Production Workflow Management

Clients should be able to easily manage one or more productions in a centralized location with the application. There should be the ability to define production rules and run conflict checks to only produce what is intended to be produced. This workspace would allow clients to store the production specifications, and review the overall production summary. By doing this, litigation teams can efficiently allocate resources, even across multiple law firms.

Simplicity in Printing

Clients should be able to print reports in a variety of formats including Excel, Word, HTML, XML and several delimited formats and also print documents in PDF with custom headers and footers, watermarks and separator sheets containing fielded information from the database.

Allows for Production

Clients should be able to produce in any standard format with labels, watermarks and bates numbers and deliver the production over the Internet (secure FTP) or on CD, DVD or other magnetic media.

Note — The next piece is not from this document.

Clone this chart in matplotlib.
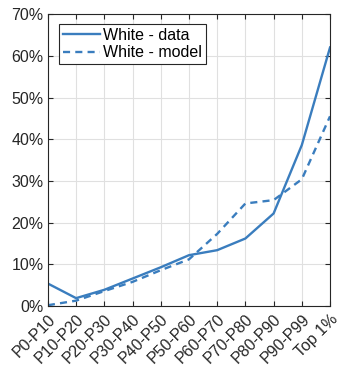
import numpy as np
import matplotlib.pyplot as plt
from matplotlib.ticker import PercentFormatter

plt.rcParams['font.family'] = ['Liberation Sans', 'DejaVu Sans']

groups = ["P0-P10", "P10-P20", "P20-P30", "P30-P40", "P40-P50", "P50-P60",
          "P60-P70", "P70-P80", "P80-P90", "P90-P99", "Top 1%"]
white_data = [5.4, 1.9, 3.9, 6.6, 9.3, 12.2, 13.4, 16.2, 22.2, 38.6, 62.0]
white_model = [0.2, 1.3, 3.6, 5.8, 8.6, 11.2, 17.3, 24.6, 25.4, 30.4, 45.5]

blue = "#3A7DBE"

fig = plt.figure(figsize=(3.42, 3.71), dpi=100)
ax = fig.add_axes([0.140, 0.175, 0.825, 0.787])

x = np.arange(len(groups))
ax.plot(x, white_data, color=blue, lw=1.7, label="White - data")
ax.plot(x, white_model, color=blue, lw=1.7, ls=(0, (3, 2.2)), label="White - model")

ax.set_xlim(0, len(groups) - 1)
ax.set_ylim(0, 70)
ax.set_yticks(np.arange(0, 71, 10))
ax.yaxis.set_major_formatter(PercentFormatter(decimals=0))
ax.set_xticks(x)
ax.set_xticklabels(groups, rotation=45, ha="right", rotation_mode="anchor")

ax.grid(True, color="#E0E0E0", lw=0.8)
ax.set_axisbelow(True)
ax.tick_params(direction="in", top=True, right=True, length=3.5, width=0.8,
               labelsize=11.5, colors="#262626", pad=3)
ax.tick_params(axis="x", pad=4)
for s in ax.spines.values():
    s.set_color("#262626")
    s.set_linewidth(0.8)

leg = ax.legend(loc="upper left", bbox_to_anchor=(0.04, 0.966), fontsize=11.5,
                fancybox=False, framealpha=1, edgecolor="#262626",
                handlelength=2.3, handletextpad=0.2, borderpad=0.25,
                labelspacing=0.15, borderaxespad=0)
leg.get_frame().set_linewidth(0.8)

fig.savefig("out.png", dpi=100)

Allows for Expanded Data Export

Functionality that allows users to download metadata, reviewer work product, and reviewer production history information directly into an Excel delimited format.

Allows for Mobile Access

OneO® Mobile Access provides eDiscovery professionals fast, secure, and convenient access to the full functionality of the OneO® Discovery Platform directly from today’’s most popular mobile computing devices.

Why is “Review” Important?  Reprise

As stated earlier, the principal objective of review is to determine the relevancy and/or responsiveness of files for efficient and expedient production and subsequent use.   Through this high level overview of electronic discovery review, the hope is that you will have enough information to ask the right questions and to evaluate review phases, characteristics, and features, so as to ensure that the techniques and processes used in your specific electronic discovery review are effective, efficient, and defensible.